A survey conducted by the Government Executive research intelligence division of the Government Business Council, in partnership with Eagle Hill Consulting, has revealed that the government leaders are not seeking suggestions from federal employees. About 72 percent of the respondents admitted that their agency never or rarely seeks their ideas regarding improvement while 71 percent said that the government is less open to adopting new ideas in comparison with the private sector. The survey findings were highlighted in a report titled “Building an Ideas Culture in Federal Government: Employees Are Key, But New Survey Shows Their Ideas Are Not Being Tapped.” About 332 federal employees were selected randomly as respondents.

Opinion on Results


Melissa Jezior, who serves as the Chief Executive Officer and President of Eagle Consulting LLC, has shared her opinion on the survey results by saying that these findings are troubling because the inability of the government to bring forward, consider, and implement ideas has the potential to have serious negative implications on the federal workforce,  U.S. competitiveness, and taxpayer services.

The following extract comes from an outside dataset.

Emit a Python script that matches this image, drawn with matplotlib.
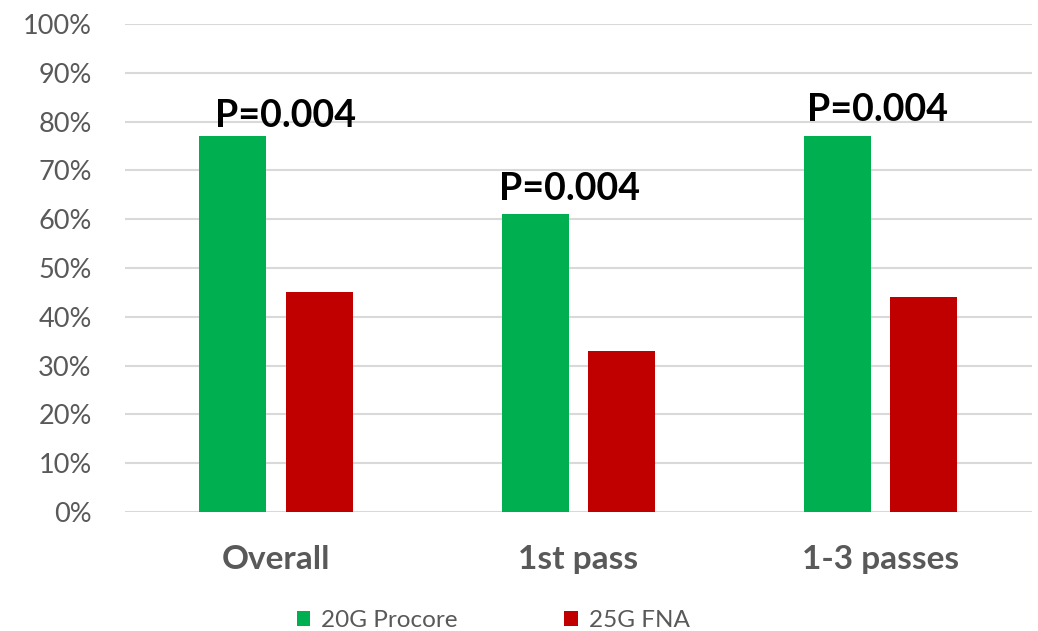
import matplotlib
matplotlib.use("Agg")
import matplotlib.pyplot as plt
import numpy as np
from matplotlib.ticker import PercentFormatter

plt.rcParams['font.family'] = ['Lato', 'DejaVu Sans']

categories = ['Overall', '1st pass', '1-3 passes']
procore = [77, 61, 77]
fna = [45, 33, 44]
series_names = ['20G Procore', '25G FNA']
p_labels = ['P=0.004', 'P=0.004', 'P=0.004']

green = '#00b050'
red = '#c00000'
grey_txt = '#595959'

fig = plt.figure(figsize=(10.38, 6.31), dpi=100)
ax = fig.add_axes([0.1204, 0.1886, 0.8736, 0.7734])

x = np.arange(len(categories))
w = 0.222
off = 0.143
ax.bar(x - off, procore, w, color=green, label=series_names[0], zorder=3)
ax.bar(x + off, fna, w, color=red, label=series_names[1], zorder=3)

# p-value labels above the procore bars
lbl_dx = [0.03, -0.03, -0.01]
lbl_dy = [0.6, 1.8, 1.8]
for i, t in enumerate(p_labels):
    ax.text(x[i] + lbl_dx[i], procore[i] + lbl_dy[i], t, ha='center', va='bottom',
            fontsize=27, fontweight='bold', color='black')

ax.set_xlim(-0.5, 2.5)
ax.set_ylim(0, 100)
ax.set_yticks(np.arange(0, 101, 10))
ax.yaxis.set_major_formatter(PercentFormatter(decimals=0))
ax.set_xticks(x)
ax.set_xticklabels(categories, fontsize=24, fontweight='bold', color=grey_txt)
ax.tick_params(axis='y', labelsize=19.5, labelcolor=grey_txt, length=0, pad=24)
ax.tick_params(axis='x', length=0, pad=24)
ax.grid(axis='y', color='#d9d9d9', linewidth=1.5, zorder=0)
for s in ax.spines.values():
    s.set_visible(False)

fig.legend(loc='center', bbox_to_anchor=(0.475, 0.016), ncol=2, frameon=False,
           fontsize=17.5, handlelength=0.55, handleheight=0.55, handletextpad=0.45,
           columnspacing=4.4, labelcolor=grey_txt)

fig.savefig('out.png', dpi=100)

She also said that given the deep cuts that are expected in many of the federal agency budgets and staffing levels, it has become more important than ever to collect recommendations from federal employees to find ways to innovate, sustain morale, and do more with fewer resources.

Employee Retention

This research has also revealed that about 63 percent of federal workers who do not believe that their agency channels workforce in a creative manner, have said that they will very likely leave their job in the next year. Jezior also thinks that how an agency deals with employees’ ideas may directly link to employee issues like engagement and retention. It also directly impacts how well the organization fulfills its mission.

 Need for an Ideas Culture

Jezior believes that agencies can make big strides by creating an ideas culture where agencies seek, embrace, act on and reward employee ideas actively to achieve its goals and innovate. She explained it by saying that if an agency wants an ideas culture to flourish, the leadership must become comfortable with taking risks as well as the possibility of failure. If there is championing from the top, the accountability for supporting ideas can then flow throughout the organization by including connected metrics in performance plans of individuals.

Nicholas McClusky who serves as GBC Director of Research and Strategic Insights stated that due to this information, federal leaders can implement tried and tested strategies in order to harness the ideas and brain power of federal employees.

More Findings

The survey that states there is a need to collect information and ideas from federal employees also found out that about 48 percent of respondents believe that they are likely to leave their jobs in the next year. However, among the employees who stated that their agency seeks their ideas to improve processes or tools at least once every month, about 31 percent said that they were likely to leave in the next year.

Approximately 49 percent of federal employees stated that their agencies might be open to new ideas, but they were not sure about how to share the ideas. Around 24 percent said that they believed that their agency had no mechanism in place for submitting the ideas. It means that 72 percent of the respondents could see that their ideas would not progress beyond a casual conversation.

About three out of the top four apparent barriers to organizational innovation are related to leadership resistance to change, agency leadership, bureaucratic inertia, and lack of leadership.

How to Create an Ideas Culture at a Federal Agency

The survey that showed a lack of the agency’s attention to federal employees has also offered tips on how to create an ideas culture at a federal agency so that these employees can benefit from it. Some tips include office hours and marketing employee-led initiatives, feedback surveys and working groups to address idea culture gaps, use of innovation committees, innovation competitions, and collaborating & social networking tools for business as well as idea management software platforms. These tips would keep the ideas alive and organized for collaboration, input, and application which will lead to proper utilization of federal employee resources.